As the Gazette was going to press last month, we learned that Dr. Raymond Davis Jr. Hon’90, research professor of physics and astronomy at Penn and a research collaborator in chemistry at the Brookhaven Laboratory in Upton, N.Y., has been awarded the 2002 Nobel Prize in physics for his pioneering research in the field of solar neutrinos. He will share the prize with Masatoshi Koshiba of the University of Tokyo and Riccardo Giacconi of Associated Universities, Inc. in Washington.

Penn President Judith Rodin called the award a “great moment for this extraordinary researcher, for the University, and for the world of science,” adding that “his pathbreaking work has given rise to the discipline of neutrino astrophysics, a field that has already told us much about our own sun and other astronomical objects and may yield equally stunning insights into the nature of matter itself.” She hailed Davis, who served as adjunct professor of astronomy from 1973-1983 before joining the standing faculty in 1985, as “an inspiration to his peers worldwide.”

The prize was awarded to Davis and Koshiba for their research into the emission of neutrinos produced by nuclear-fusion reactions in the center of the Sun. In his 1960s experiment—conducted in a South Dakota gold mine and performed while he was working for Brookhaven—Davis detected solar neutrinos by observing the neutrino-induced conversion of chlorine atoms into argon atoms. The number of neutrinos he detected reaching the Earth was only a third of the number predicted by the standard solar model. His findings have been confirmed and elucidated by later experiments in which Penn has played a major role [“The Particle Sleuths,” September/October 2001].

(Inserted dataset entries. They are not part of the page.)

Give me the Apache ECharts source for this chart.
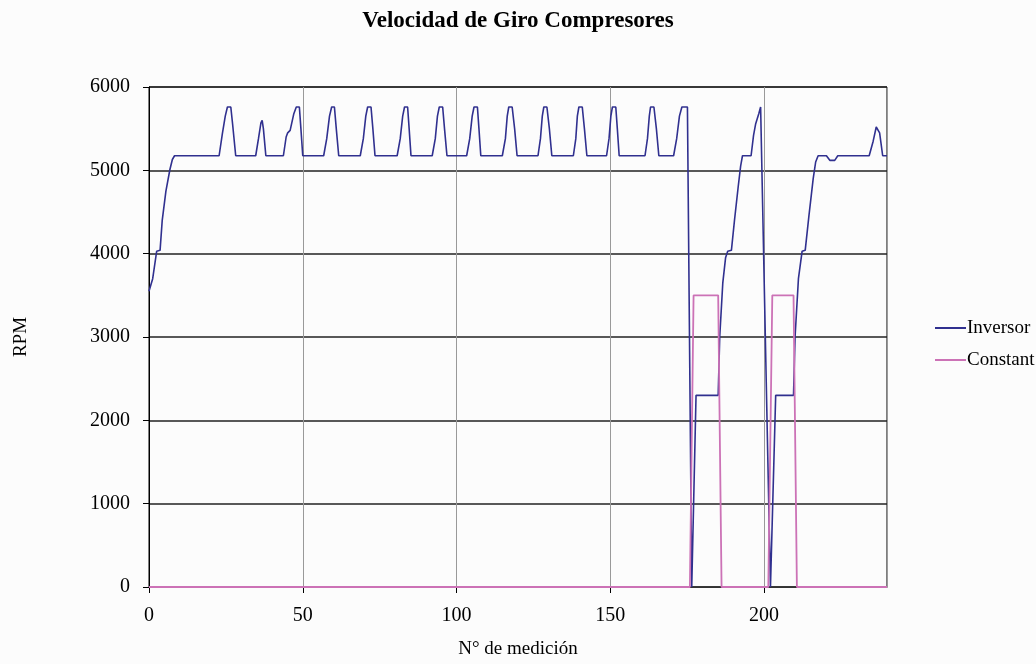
<!DOCTYPE html>
<html>
<head>
<meta charset="utf-8">
<script src="https://cdn.jsdelivr.net/npm/echarts@6/dist/echarts.min.js"></script>
<style>
html,body{margin:0;padding:0;background:#fcfcfc;}
#chart{width:1036px;height:664px;}
</style>
</head>
<body>
<div id="chart"></div>
<script>
const titleText = 'Velocidad de Giro Compresores';
const xAxisName = 'N° de medición';
const yAxisName = 'RPM';
const seriesNames = ['Inversor', 'Constant'];

// [medición, RPM]
const inversorPoints = [
  [0,3550],[1.2,3700],[2.5,4030],[3.6,4040],[4.3,4400],[5.5,4750],[6.8,5010],[7.6,5130],[8.3,5175],
  [22.8,5175],[23.9,5450],[24.8,5650],[25.5,5760],[26.6,5760],[27.2,5550],[28.2,5175],
  [34.7,5175],[35.6,5380],[36.4,5570],[36.8,5600],[37.2,5500],[38.0,5175],
  [43.7,5175],[44.6,5400],[45.1,5450],[45.9,5480],[47.1,5680],[47.9,5760],[48.9,5760],[49.4,5500],[50.0,5175],
  [56.8,5175],[57.8,5380],[58.7,5650],[59.4,5760],[60.3,5760],[60.9,5500],[61.7,5175],
  [68.7,5175],[69.7,5380],[70.5,5650],[71.1,5760],[72.2,5760],[72.8,5500],[73.5,5175],
  [80.7,5175],[81.7,5380],[82.5,5650],[83.1,5760],[84.1,5760],[84.6,5500],[85.2,5175],
  [92.1,5175],[93.1,5380],[93.8,5650],[94.4,5760],[95.5,5760],[96.1,5500],[96.9,5175],
  [103.3,5175],[104.3,5380],[105.1,5650],[105.7,5760],[106.8,5760],[107.3,5500],[107.9,5175],
  [114.9,5175],[115.9,5380],[116.5,5650],[117.0,5760],[118.1,5760],[118.9,5500],[119.7,5175],
  [126.5,5175],[127.3,5380],[127.9,5650],[128.4,5760],[129.4,5760],[130.2,5500],[131.0,5175],
  [138.0,5175],[138.8,5380],[139.3,5650],[139.8,5760],[140.9,5760],[141.6,5500],[142.4,5175],
  [148.8,5175],[149.6,5380],[150.2,5650],[150.7,5760],[151.8,5760],[152.3,5500],[152.9,5175],
  [161.3,5175],[162.1,5380],[162.7,5650],[163.1,5760],[164.2,5760],[165.0,5500],[165.8,5175],
  [170.6,5175],[171.6,5380],[172.5,5650],[173.3,5760],[175.1,5760],[176.5,0],[176.9,0],[177.9,2300],
  [185.1,2300],[185.6,3000],[186.6,3650],[187.5,3950],[188.2,4030],[189.4,4040],[190.4,4400],[191.6,4800],
  [192.4,5050],[193.0,5175],[195.8,5175],[196.6,5420],[197.3,5560],[198.3,5680],[198.9,5760],[199.5,5760],
  [202.1,0],[202.7,0],[203.8,2300],[209.6,2300],[210.1,3000],[211.2,3700],[212.4,4030],[213.4,4040],
  [214.6,4450],[216.0,4900],[216.8,5100],[217.6,5175],[220.3,5175],[221.4,5120],[223.0,5120],[224.0,5175],
  [234.2,5175],[235.5,5350],[236.5,5520],[236.9,5540],[237.6,5450],[238.6,5175],[240,5175]
];

const constantPoints = [
  [0,0],[175.9,0],[177.1,3500],[185.1,3500],[186.2,0],
  [201.4,0],[202.7,3500],[209.6,3500],[210.7,0],[240,0]
];

const xMin = 0, xMax = 240, xStep = 50;
const yMin = 0, yMax = 6000, yStep = 1000;

const serif = '"Liberation Serif", "Times New Roman", serif';
const chart = echarts.init(document.getElementById('chart'), null, {renderer: 'canvas'});
chart.setOption({
  backgroundColor: '#fcfcfc',
  animation: false,
  title: {
    text: titleText,
    left: 'center',
    top: 5,
    textStyle: {fontFamily: serif, fontSize: 23, fontWeight: 'bold', color: '#000'}
  },
  legend: {
    orient: 'vertical',
    left: 930,
    top: 313,
    icon: 'rect',
    itemWidth: 31,
    itemHeight: 2,
    itemGap: 12,
    textStyle: {fontFamily: serif, fontSize: 19, color: '#000', padding: [0,0,0,-4], lineHeight: 20},
    data: seriesNames
  },
  grid: {
    left: 149, top: 87, width: 738, height: 501,
    show: true, borderColor: '#000', borderWidth: 1, backgroundColor: 'transparent'
  },
  xAxis: {
    type: 'value', min: xMin, max: xMax, interval: xStep,
    name: xAxisName, nameLocation: 'middle', nameGap: 53,
    nameTextStyle: {fontFamily: serif, fontSize: 19, color: '#000'},
    axisLine: {show: true, lineStyle: {color: '#333', width: 1}},
    axisTick: {show: true, inside: false, length: 6, lineStyle: {color: '#000'}},
    axisLabel: {fontFamily: serif, fontSize: 20, color: '#000', margin: 19, showMaxLabel: false},
    splitLine: {show: true, lineStyle: {color: '#999', width: 1}}
  },
  yAxis: {
    type: 'value', min: yMin, max: yMax, interval: yStep,
    name: yAxisName, nameLocation: 'middle', nameGap: 118, nameRotate: 90,
    nameTextStyle: {fontFamily: serif, fontSize: 19, color: '#000'},
    axisLine: {show: true, lineStyle: {color: '#000', width: 1}},
    axisTick: {show: true, inside: false, length: 6, lineStyle: {color: '#000'}},
    axisLabel: {fontFamily: serif, fontSize: 20, color: '#000', margin: 19, formatter: function (v) { return String(v); }},
    splitLine: {show: true, lineStyle: {color: '#222', width: 1.5}}
  },
  series: [
    {
      name: seriesNames[0], type: 'line', data: inversorPoints, z: 5,
      symbol: 'none', lineStyle: {color: '#30308f', width: 1.6}, itemStyle: {color: '#30308f'}
    },
    {
      name: seriesNames[1], type: 'line', data: constantPoints, z: 6,
      symbol: 'none', lineStyle: {color: '#cc72b6', width: 1.8}, itemStyle: {color: '#cc72b6'}
    }
  ]
});
</script>
</body>
</html>
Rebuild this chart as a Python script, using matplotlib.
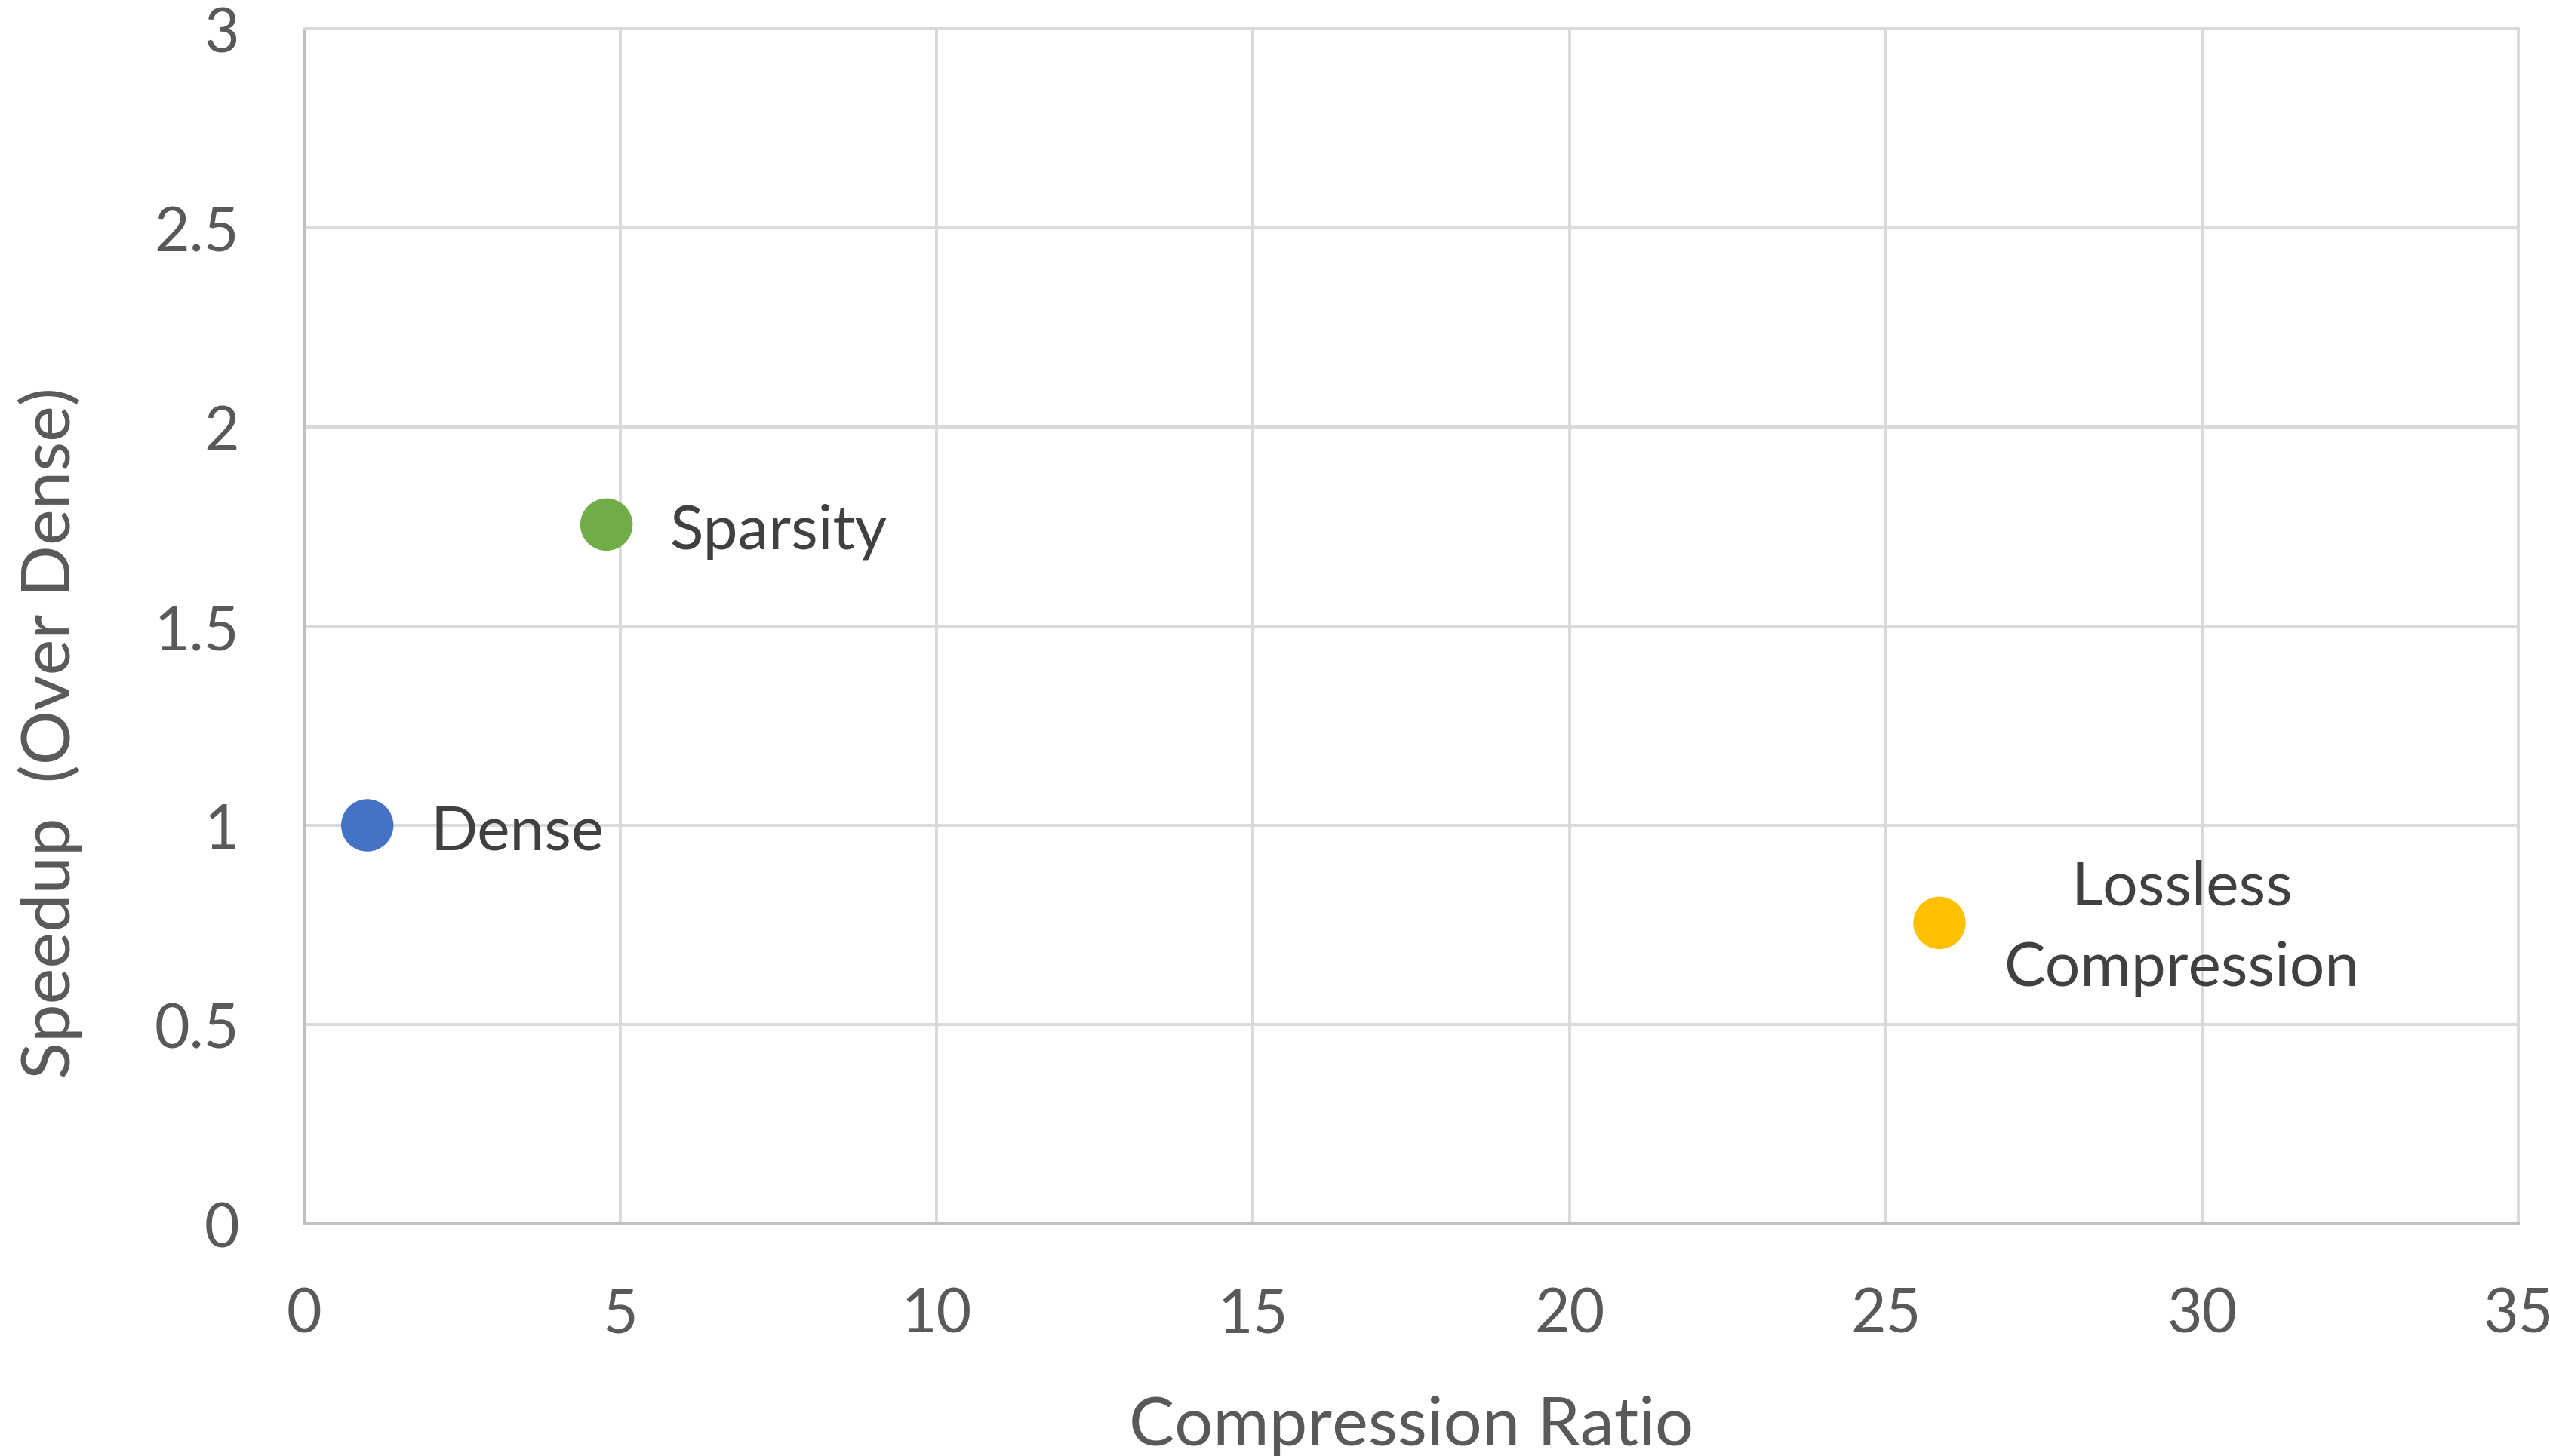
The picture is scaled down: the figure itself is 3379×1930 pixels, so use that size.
import matplotlib.pyplot as plt

# Данные
methods = ["Dense", "Sparsity", "Lossless\nCompression"]
compression_ratio = [1.0, 4.78, 25.85]
speedup = [1.0, 1.755, 0.755]
colors = ["#4472C4", "#70AD47", "#FFC000"]

x_ticks = [0, 5, 10, 15, 20, 25, 30, 35]
y_ticks = [0, 0.5, 1, 1.5, 2, 2.5, 3]
y_tick_labels = ["0", "0.5", "1", "1.5", "2", "2.5", "3"]

# Смещение подписей (в пикселях) относительно точки
label_offsets = [(84, -8), (84, -8), (321, -6)]
label_ha = ["left", "left", "center"]

plt.rcParams['font.family'] = ['Lato', 'DejaVu Sans']

fig = plt.figure(figsize=(33.8, 19.31), dpi=100)
ax = fig.add_axes([0.1192, 0.1595, 0.8681, 0.8203])

ax.scatter(compression_ratio, speedup, s=50 ** 2, c=colors, zorder=3, linewidths=0)

for name, x, y, off, ha in zip(methods, compression_ratio, speedup, label_offsets, label_ha):
    ax.annotate(name, (x, y), xytext=off, textcoords='offset pixels',
                ha=ha, va='center', fontsize=59, color='#404040',
                linespacing=1.55, zorder=4)

ax.set_xlim(0, 35)
ax.set_ylim(0, 3)
ax.set_xticks(x_ticks)
ax.set_yticks(y_ticks)
ax.set_yticklabels(y_tick_labels)

ax.grid(True, color='#D9D9D9', linewidth=2.8, zorder=0)
ax.set_axisbelow(True)
ax.tick_params(length=0, labelsize=58, labelcolor='#595959')
ax.tick_params(axis='x', pad=60)
ax.tick_params(axis='y', pad=62)

for side in ['top', 'right']:
    ax.spines[side].set_color('#D9D9D9')
    ax.spines[side].set_linewidth(2.8)
for side in ['left', 'bottom']:
    ax.spines[side].set_color('#BFBFBF')
    ax.spines[side].set_linewidth(2.8)

ax.set_xlabel("Compression Ratio", fontsize=65, color='#595959')
ax.set_ylabel("Speedup  (Over Dense)", fontsize=65, color='#595959')
ax.xaxis.set_label_coords(0.5, -0.143)
ax.yaxis.set_label_coords(-0.10, 0.411)

fig.savefig("out.png", dpi=100, facecolor='white')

It was the second major honor this year for the 87-year-old Davis, who in June was awarded the National Medal of Science [“Gazetteer,” July/August]. And it was the second Nobel in the last three years for Penn: Dr. Alan MacDiarmid, the Blanchard Professor of Chemistry, shared the 2000 Nobel Prize in chemistry with former Penn physics professor Dr. Alan J. Heeger and Dr. Hideki Shirakawa of the University of Tsukuba, Japan [“The Boy Chemist at 75,” March/April].